Sunday, July 7, 2013

34. The Mine

By:  John A. Heldt
Rated 4 stars

I enjoy time travel books.  I also enjoy a well written romance novel.  Happily this is both. 

I liked the fact that he only transported his character back to 1941, an era which I am at least familiar with as I was 6 years old in that year.  My memories of what life was like in 1941 are a tad bit fuzzy and are from the pov of a child but there was a good bit that came across as familiar to me. Right off I had a kind of coming back to a familiar place. I realize this makes me a little unique among readers. 

I also liked that the main character did not blunder around but recognized immediately what had happened to him and immediately set about figuring out how to cope with his drastic change of circumstances.

None of the characters are larger than life.  Well maybe Joel was a tad bit too resourceful but he was a man in a very tricky situation so I forgave him.  All of the characters felt real and were likable.  In other words these were all people that you felt could easily been real and furthermore were people I would have liked.  
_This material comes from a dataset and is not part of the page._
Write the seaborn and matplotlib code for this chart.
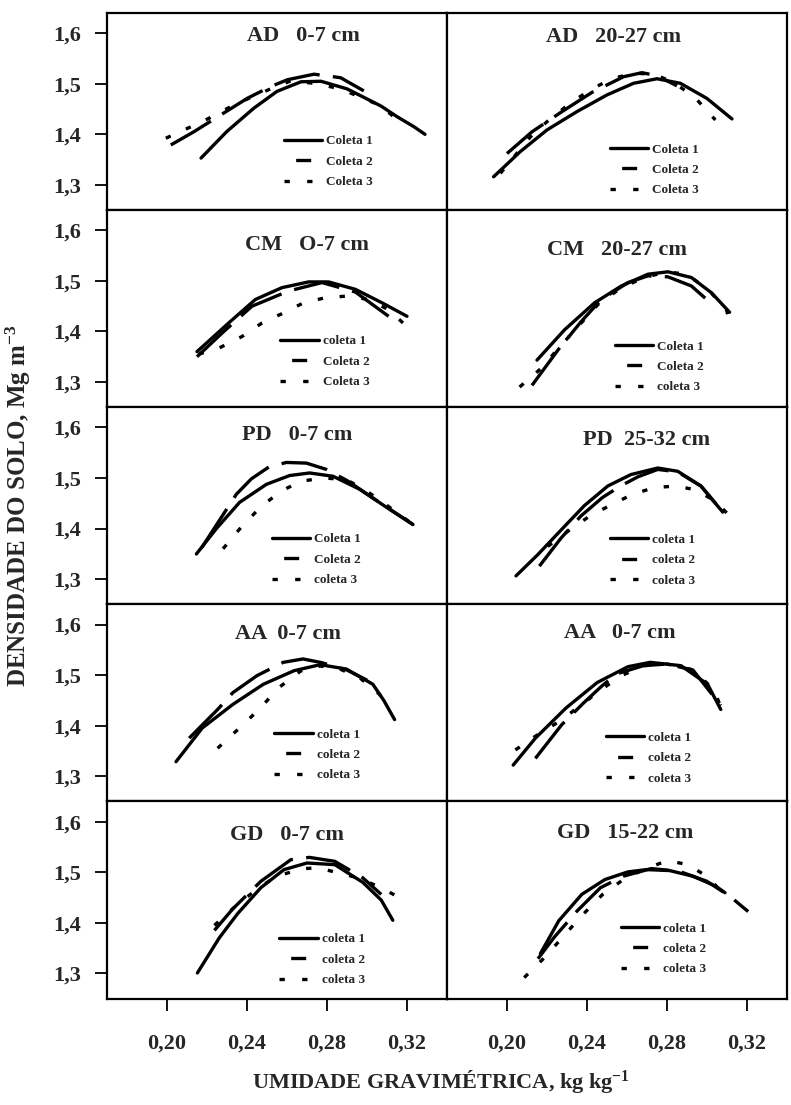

And lastly I found it refreshing that the author did not introduce a villain to add tension to the story but let the story create it's own tension.  There were a couple of baddies but they were strictly background and only served to set the story in motion and then they faded away.

Publishers Description:

In 2000, Joel Smith is a cocky, adventurous young man who sees the world as his playground. But when the college senior, days from graduation, enters an abandoned Montana mine, he discovers the price of reckless curiosity. He emerges in May 1941 with a cell phone he can't use, money he can't spend, and little but his wits to guide his way. Stuck in the age of Whirlaway, swing dancing, and a peacetime draft, Joel begins a new life as the nation drifts toward war. With the help of his 21-year-old trailblazing grandmother and her friends, he finds his place in a world he knew only from movies and books. But when an opportunity comes to return to the present, Joel must decide whether to leave his new love in the past or choose a course that will alter their lives forever. THE MINE follows a humbled man through a critical time in history as he adjusts to new surroundings and wrestles with the knowledge of things to come.

Friday, July 5, 2013

33. Where She Went

By:  Gayle Foreman
Rated 3 srars

I purchased this audiobook the minute I saw it was out and available on audio. It is a sequel to "If I Stay" and I am sorry to have to say that I was disappointed with it.  I loved "If I Stay" but this one just didn't have the charm and poignancy the first book had.  It felt flat - especially when compared to it predecessor.  Still I'm glad I bought it because I really wanted to know "Where She Went."

 Publisher's Summary:

 It's been three years since the devastating accident... three years since Mia walked out of Adam's life forever. Now living on opposite coasts, Mia is Juilliard's rising star and Adam is L.A. tabloid fodder, thanks to his new rock-star status and celebrity girlfriend. When Adam gets stuck in New York by himself, chance brings the couple together again, for one last night. As they explore the city that has become Mia's home, Adam and Mia revisit the past and open their hearts to the future - and each other Told from Adam's point of view in the spare, lyrical prose that defined If I StayWhere She Went explores the devastation of grief, the promise of new hope, and the flame of rekindled romance.

Wednesday, July 3, 2013

32. Shadows of the Titanic

The Extraordinary Stories of those Who Survived

By"  Andrew Wilson
Rated 2 Stars
Audio Book

The book is a non-fictional account of the lives of a selected group of the survivors.  All of them very deeply effected by the experience, some of them so much that it changed the entire course of their lives.  A few were unable to cope and committed suicide. Some of them did not leave notes.  The author described the dying thoughts and actions of several people as if he had been there and was privy to their last thoughts.  This really bothered me.  It bothered me a lot.  I felt like the author was being disrespectful  to the people he was writing about.  These were real people!  He didn't even write any kind of disclaimer that explained why he decided he had the right to co-opt their last minutes. And then as a result of that I had another issue.   How much credence can you give to anything in the book once you feel the author did at least part of his research in thin air.

I did finish this book and had it not been for that I would have rated it at least four stars. It was well written and the subject of the book was interesting to me.  I just couldn't get past that author presumed to write about dying peoples last thoughts and actions in a way that he could not possibly have known about.